All of the above parameters are required. The URLLIST file
should contain one complete URL per line followed by a space and then
a number (the number is the weight representing how often to request the
file relative to other files in the list - most likely, 1 is the value
you want).
For example, to test a webserver on almond.cs.washington.edu, with
two simulated clients each fetching the index.html file twice, one would
run:
/cse451/projects/webclient -w almond.cs.washington.edu -l 2 -n 2 -u
./urls
Where the file urls would contain the following single line:
http://almond.cs.washington.edu:14038/index.html 1
Parts 1 & 2
In your top-level simplethreads directory, run make
dist. This will produce a file named
simplethreads-X.X.tar.gz. Submit this file using the
turnin(1L) program under project name project2a by
11:59pm on the day it is due. turnin will not work on
coredump/spinlock, so you'll need to use one of the general-purpose
machines (sumatra, fiji, ceylon, or tahiti).

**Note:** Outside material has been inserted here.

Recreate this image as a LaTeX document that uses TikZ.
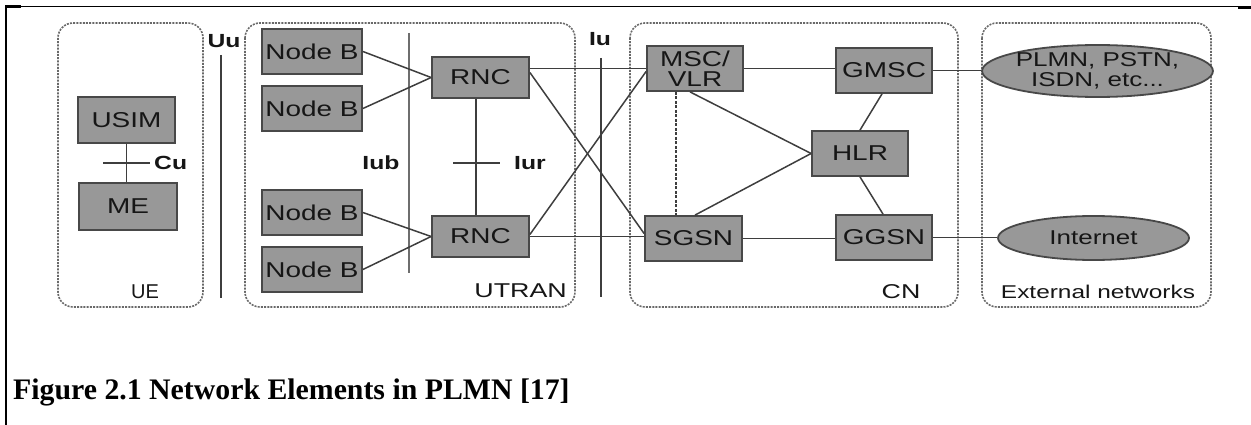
\documentclass[tikz,border=0pt]{standalone}
\usepackage{fontspec}
\setmainfont{Liberation Serif}
\setsansfont{Liberation Sans}
\usepackage{graphicx}
\usetikzlibrary{shapes.geometric}

\definecolor{boxfill}{RGB}{152,152,152}
\definecolor{boxline}{RGB}{72,72,72}
\definecolor{wirecol}{RGB}{62,62,62}
\definecolor{groupcol}{RGB}{105,105,105}
\definecolor{ink}{RGB}{22,22,22}

% horizontally widened sans lettering
\newcommand{\hs}[1]{\scalebox{1.3}[1]{#1}}
\newcommand{\hl}[1]{\scalebox{1.34}[1]{#1}}

\begin{document}
\begin{tikzpicture}[x=1pt,y=-1pt,
  elem/.style={draw=boxline, fill=boxfill, line width=1.8pt,
    minimum width=97pt, minimum height=45pt, inner sep=0pt,
    text=ink, font=\sffamily\fontsize{21.5}{20}\selectfont, align=center},
  cloud/.style={ellipse, draw=boxline, fill=boxfill, line width=1.8pt,
    inner sep=0pt, text=ink, font=\sffamily\fontsize{20}{20}\selectfont, align=center},
  group/.style={draw=groupcol, line width=1.6pt, dash pattern=on 2pt off 1.2pt,
    rounded corners=15pt},
  wire/.style={draw=wirecol, line width=1.5pt},
  iface/.style={draw=wirecol, line width=2pt},
  glabel/.style={text=ink, font=\sffamily\fontsize{20}{20}\selectfont, inner sep=0pt},
  ilabel/.style={text=ink, font=\sffamily\bfseries\fontsize{19}{20}\selectfont, inner sep=0pt}
]
\useasboundingbox (0,0) rectangle (1251,425);

% page frame
\draw[line width=1.1pt] (6,6.8) -- (1251,6.8);
\draw[line width=2.3pt] (6.2,6) -- (6.2,425);
\draw[line width=3pt] (5,6.6) -- (21,6.6);
\draw[line width=2.7pt] (1238,8) -- (1251,8);

% domain groups
\draw[group] (58,23) rectangle (203,307);
\draw[group] (245,23) rectangle (575,307);
\draw[group] (630,23) rectangle (958,307);
\draw[group] (982,23) rectangle (1211,307);

\node[glabel] (uelbl) at (145,292) {UE};
\node[glabel, anchor=east] (utranlbl) at (567,291) {\hl{UTRAN}};
\node[glabel] (cnlbl) at (901,292) {\hl{CN}};
\node[glabel, font=\sffamily\fontsize{18.5}{20}\selectfont] (extlbl) at (1098,292) {\scalebox{1.32}[1]{External networks}};

% interface reference lines
\coordinate (uuT) at (221,55);  \coordinate (uuB) at (221,298);
\coordinate (iubT) at (409,33); \coordinate (iubB) at (409,273);
\coordinate (iuT) at (601,58);  \coordinate (iuB) at (601,297);
\draw[iface] (uuT) -- (uuB);
\draw[iface, draw=wirecol!75, line width=1.8pt] (iubT) -- (iubB);
\draw[iface] (iuT) -- (iuB);
\node[ilabel] (uulbl) at (224,41) {\hs{Uu}};
\node[ilabel] (iulbl) at (600,39) {\hs{Iu}};
\node[ilabel] (iublbl) at (381,163) {\hs{Iub}};

% user equipment
\node[elem, minimum width=97pt, minimum height=46pt] (usim) at (126.5,120) {\hs{USIM}};
\node[elem, minimum width=98pt, minimum height=47pt] (me) at (128,206.5) {\hs{ME}};
\draw[wire] (usim.south) -- (usim.south |- me.north);
\coordinate (cuL) at (103,163); \coordinate (cuR) at (150,163);
\draw[wire] (cuL) -- (cuR);
\node[ilabel, anchor=west] (culbl) at (154,163) {\hs{Cu}};

% radio access network
\node[elem, minimum width=100pt] (nb1) at (312,51.5) {\hs{Node B}};
\node[elem, minimum width=100pt] (nb2) at (312,108.5) {\hs{Node B}};
\node[elem, minimum width=100pt] (nb3) at (312,212.5) {\hs{Node B}};
\node[elem, minimum width=100pt] (nb4) at (312,269.5) {\hs{Node B}};
\node[elem, minimum height=41pt] (rnc1) at (480.5,77.5) {\hs{RNC}};
\node[elem, minimum height=41pt] (rnc2) at (480.5,236.5) {\hs{RNC}};

\draw[wire] (nb1.east) -- (rnc1.west);
\draw[wire] (nb2.east) -- (rnc1.west);
\draw[wire] (nb3.east) -- (rnc2.west);
\draw[wire] (nb4.east) -- (rnc2.west);

\coordinate (iurx) at (476,0);
\draw[wire] (rnc1.south -| iurx) -- (rnc2.north -| iurx);
\coordinate (iurL) at (453,163); \coordinate (iurR) at (500,163);
\draw[wire] (iurL) -- (iurR);
\node[ilabel, anchor=west] (iurlbl) at (514,163) {\hs{Iur}};

% core network
\node[elem, minimum width=96pt] (msc) at (695,68.5) {\hs{MSC/}\\\hs{VLR}};
\node[elem] (sgsn) at (693.5,238.5) {\hs{SGSN}};
\node[elem, minimum width=96pt] (gmsc) at (884,70.5) {\hs{GMSC}};
\node[elem, minimum width=96pt] (hlr) at (860,153.5) {\hs{HLR}};
\node[elem, minimum width=96pt] (ggsn) at (884,237.5) {\hs{GGSN}};

% external networks
\node[cloud, minimum width=219pt, minimum height=52pt] (plmn) at (1097.5,71)
  {\hs{PLMN, PSTN,}\\\hs{ISDN, etc...}};
\node[cloud, minimum width=191pt, minimum height=44pt] (inet) at (1093.5,238)
  {\hs{Internet}};

% access to core links
\draw[wire] (rnc1.east |- msc.west) -- (msc.west);
\draw[wire] ([yshift=5pt]rnc1.east) -- ([yshift=5pt]sgsn.west);
\draw[wire] ([yshift=2pt]rnc2.east) -- ([yshift=-3pt]msc.west);
\draw[wire] (rnc2.east) -- (rnc2.east -| sgsn.west);

% core links
\coordinate (dx) at (676,0);
\draw[wire, dash pattern=on 3pt off 1.5pt, line width=1.3pt] (msc.south -| dx) -- (sgsn.north -| dx);
\draw[wire] ([xshift=-5pt]msc.south) -- (hlr.west);
\draw[wire] ([xshift=1.5pt]sgsn.north) -- (hlr.west);
\draw[wire] (msc.east) -- (msc.east -| gmsc.west);
\draw[wire] ([xshift=-2pt]gmsc.south) -- (hlr.north);
\draw[wire] (hlr.south) -- ([xshift=-1pt]ggsn.north);
\draw[wire] (sgsn.east) -- (sgsn.east -| ggsn.west);
\draw[wire] (gmsc.east) -- (gmsc.east -| plmn.west);
\draw[wire] (ggsn.east) -- (ggsn.east -| inet.west);

% caption
\node[anchor=base west, inner sep=0pt, text=black,
  font=\rmfamily\bfseries\fontsize{29.8}{30}\selectfont] (caption) at (13,399)
  {Figure 2.1 Network Elements in PLMN [17]};
\end{tikzpicture}
\end{document}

If you have added any files, run tar -tzf
simplethreads-X.X.tar.gz and check to make sure your new files
are listed.
Part 3
Follow the same instructions as for parts 1 & 2; use the project name
project2b.
Part 4
Turnin a final version of your code including any scripts or other files you used in
your experiment by 11:59 PM Wednesday November 6, 2002. It should be submitted under
the project name project 2c.
You have three options for turning in your report:
- Submit a PDF of your report along with your code Wednesday night.
- Email a PDF to your TA by the beginning of section, Thursday November 7, 2002.
- Hand in a paper copy of your report in section, Thursday November 7, 2002.